-- Begin Material shown --
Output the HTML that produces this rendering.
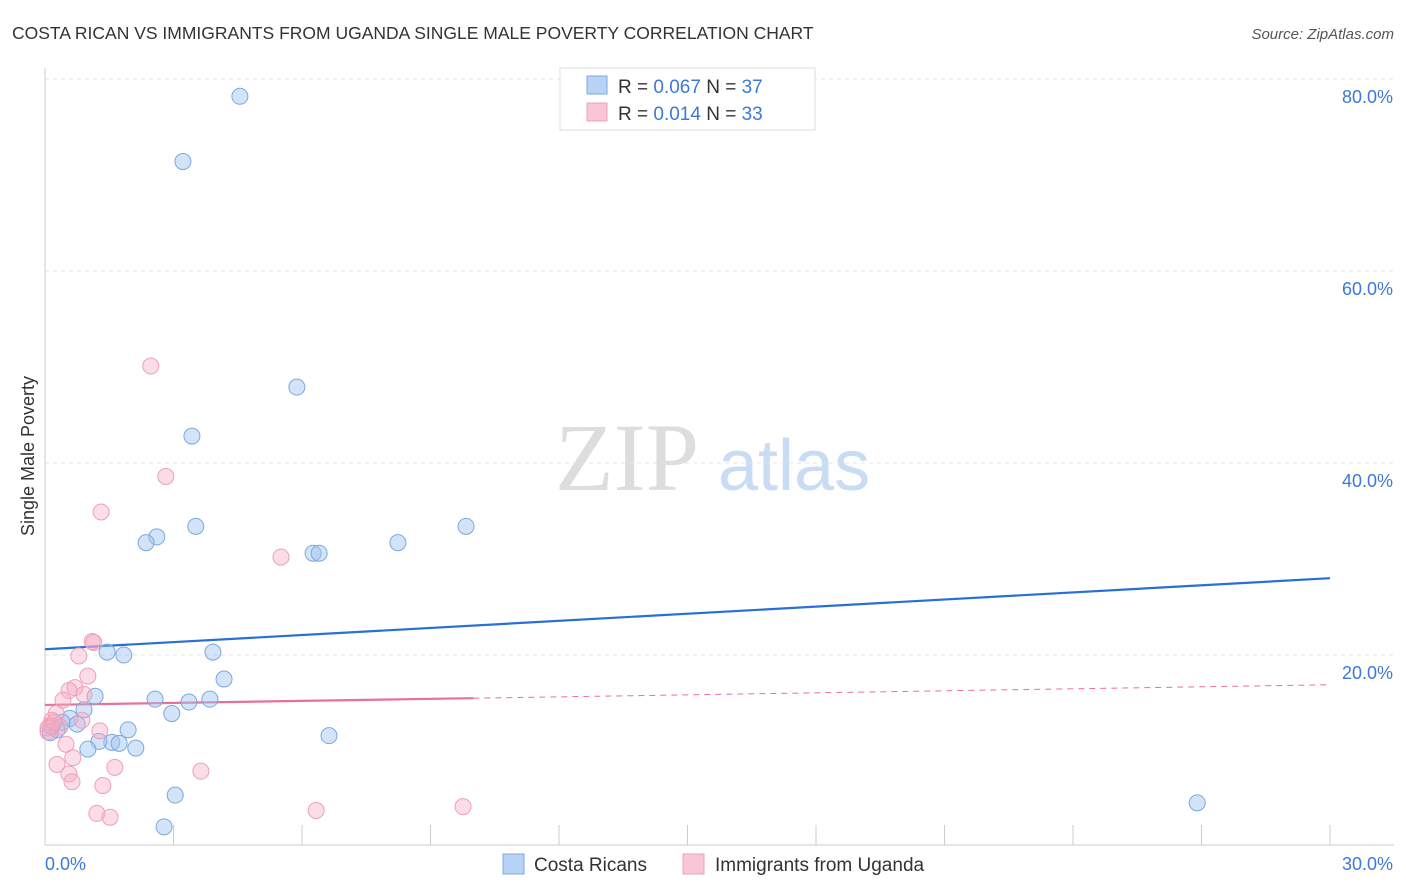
<!DOCTYPE html>
<html><head><meta charset="utf-8"><style>
body{margin:0;background:#fff;font-family:"Liberation Sans",sans-serif;}
svg{display:block}
</style></head><body>
<svg id="chart" width="1406" height="892">
<text x="12" y="39" font-size="17.5" fill="#333">COSTA RICAN VS IMMIGRANTS FROM UGANDA SINGLE MALE POVERTY CORRELATION CHART</text>
<text x="1394" y="39" font-size="15" fill="#555" font-style="italic" text-anchor="end">Source: ZipAtlas.com</text>
<text x="34" y="456" font-size="18" fill="#333" transform="rotate(-90 34 456)" text-anchor="middle">Single Male Poverty</text>
<text x="555" y="490" font-size="96" fill="#ddd" font-family="Liberation Serif,serif">ZIP</text>
<text x="718" y="490" font-size="72" fill="#c8dcf3">atlas</text>
<g id="grid"></g><g id="axes"></g><g id="lines"></g><g id="pts"></g>
<g>
<rect x="560" y="68" width="255" height="62" fill="#fff" stroke="#ddd"/>
<rect x="587" y="76" width="20" height="18" fill="#b8d3f5" stroke="#7aa8e0"/>
<text x="618" y="93" font-size="19" fill="#333">R = <tspan fill="#3d78d8">0.067</tspan>   N = <tspan fill="#3d78d8">37</tspan></text>
<rect x="587" y="103" width="20" height="18" fill="#f8c6d6" stroke="#eea0b8"/>
<text x="618" y="120" font-size="19" fill="#333">R =  <tspan fill="#3d78d8">0.014</tspan>   N = <tspan fill="#3d78d8">33</tspan></text>
</g>
<g>
<rect x="503" y="854" width="21" height="20" fill="#b8d3f5" stroke="#7aa8e0"/>
<text x="534" y="871" font-size="19" fill="#333">Costa Ricans</text>
<rect x="683" y="854" width="21" height="20" fill="#f8c6d6" stroke="#eea0b8"/>
<text x="715" y="871" font-size="19" fill="#333">Immigrants from Uganda</text>
</g>
</svg>
<script>
const blueX=[4.55,3.22,5.88,3.43,3.52,2.61,2.36,9.83,8.24,6.26,6.40,1.45,1.84,3.92,4.18,1.17,2.57,3.36,3.85,0.91,2.96,0.58,0.40,0.75,0.28,0.12,1.94,1.56,1.26,1.73,2.12,1.00,6.63,3.04,2.78,26.9,0.16];
const blueY=[78.2,71.4,47.9,42.8,33.4,32.3,31.7,33.4,31.7,30.6,30.6,20.3,20.0,20.3,17.5,15.7,15.4,15.1,15.4,14.3,13.9,13.4,13.0,12.8,12.2,11.9,12.2,10.9,11.0,10.8,10.3,10.2,11.6,5.4,2.1,4.6,12.6];
const pinkX=[2.47,2.82,1.31,5.51,1.10,1.14,0.79,1.00,0.70,0.56,0.91,0.42,0.86,0.26,0.16,0.12,0.35,0.07,1.28,0.49,0.65,0.28,0.56,0.63,1.63,1.35,3.64,1.21,1.52,6.33,9.76,0.07,0.21];
const pinkY=[50.1,38.6,34.9,30.2,21.4,21.3,19.9,17.8,16.6,16.3,15.9,15.3,13.2,13.9,13.2,12.6,12.5,12.0,12.1,10.7,9.3,8.6,7.6,6.8,8.3,6.4,7.9,3.5,3.1,3.8,4.2,12.4,13.0];
const blueTrend=[20.6,28.0];
const pinkTrend=[14.8,16.9];
const pinkSolidEnd=10;
const yTicks=[20,40,60,80];
const xTickLabels=["0.0%","30.0%"];
const X0=45,X1=1330,Y0=847,YS=9.6;
const sx=v=>X0+(X1-X0)*v/30, sy=v=>Y0-v*YS;
const NS="http://www.w3.org/2000/svg";
function mk(p,t,a){const e=document.createElementNS(NS,t);for(const k in a)e.setAttribute(k,a[k]);document.getElementById(p).appendChild(e);return e;}
yTicks.forEach(t=>{
 const g=mk('grid','line',{x1:X0,x2:1394,y1:sy(t),y2:sy(t),stroke:'#e4e4e4','stroke-dasharray':'4,4'});
 
 
 const l=mk('grid','text',{x:1393,y:sy(t)+24,'font-size':18,fill:'#3d78d8','text-anchor':'end'});
 l.textContent=t.toFixed(1)+'%';
 
 
});
const ax=mk('axes','line',{x1:X0,x2:X0,y1:68,y2:845,stroke:'#ccc'});


const bx=mk('axes','line',{x1:X0,x2:1394,y1:845,y2:845,stroke:'#ccc'});


for(let i=0;i<=10;i++){const t=mk('axes','line',{x1:sx(i*3),x2:sx(i*3),y1:825,y2:845,stroke:'#ccc'});
 
 }
[[0,'start'],[30,'end']].forEach((d,i)=>{const t=mk('axes','text',{x:i?1393:45,y:870,'font-size':18,fill:'#3d78d8','text-anchor':d[1]});t.textContent=xTickLabels[i];
 
 });
function pts(xs,ys,fill,stroke,name){xs.forEach((x,i)=>{const c=mk('pts','circle',{cx:sx(x),cy:sy(ys[i]),r:8,fill:fill,stroke:stroke,'stroke-width':1});
 
 });}
pts(blueX,blueY,'rgba(160,196,240,0.45)','#7aa8e0','point-costa-rican');
pts(pinkX,pinkY,'rgba(245,170,195,0.4)','#eea0b8','point-uganda');
const bl=mk('lines','line',{x1:sx(0),y1:sy(blueTrend[0]),x2:sx(30),y2:sy(blueTrend[1]),stroke:'#2a6fd4','stroke-width':2.2});


const pm=pinkTrend[0]+(pinkTrend[1]-pinkTrend[0])*pinkSolidEnd/30;
const pl=mk('lines','line',{x1:sx(0),y1:sy(pinkTrend[0]),x2:sx(pinkSolidEnd),y2:sy(pm),stroke:'#e8709a','stroke-width':2.2});


const pd=mk('lines','line',{x1:sx(pinkSolidEnd),y1:sy(pm),x2:sx(30),y2:sy(pinkTrend[1]),stroke:'#e8709a','stroke-width':1,'stroke-dasharray':'6,5'});


</script>
</body></html>
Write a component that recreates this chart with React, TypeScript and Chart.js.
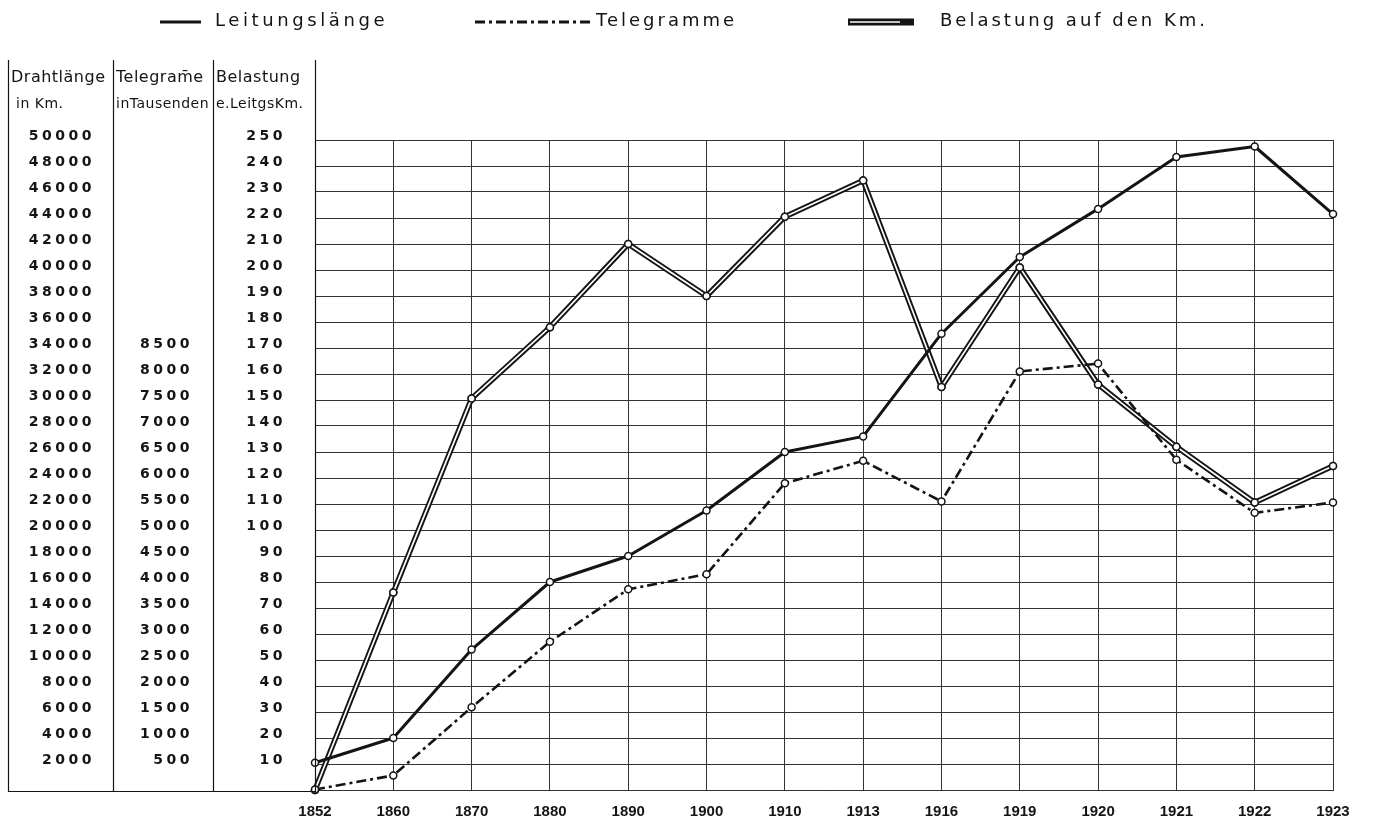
-- End Material shown --
_Problem statement_:
Scan the listing above and copy all lines containing the word "this".

_Task answer_:
Output the HTML that produces this rendering.
Write a component that recreates this chart with React, TypeScript and Chart.js.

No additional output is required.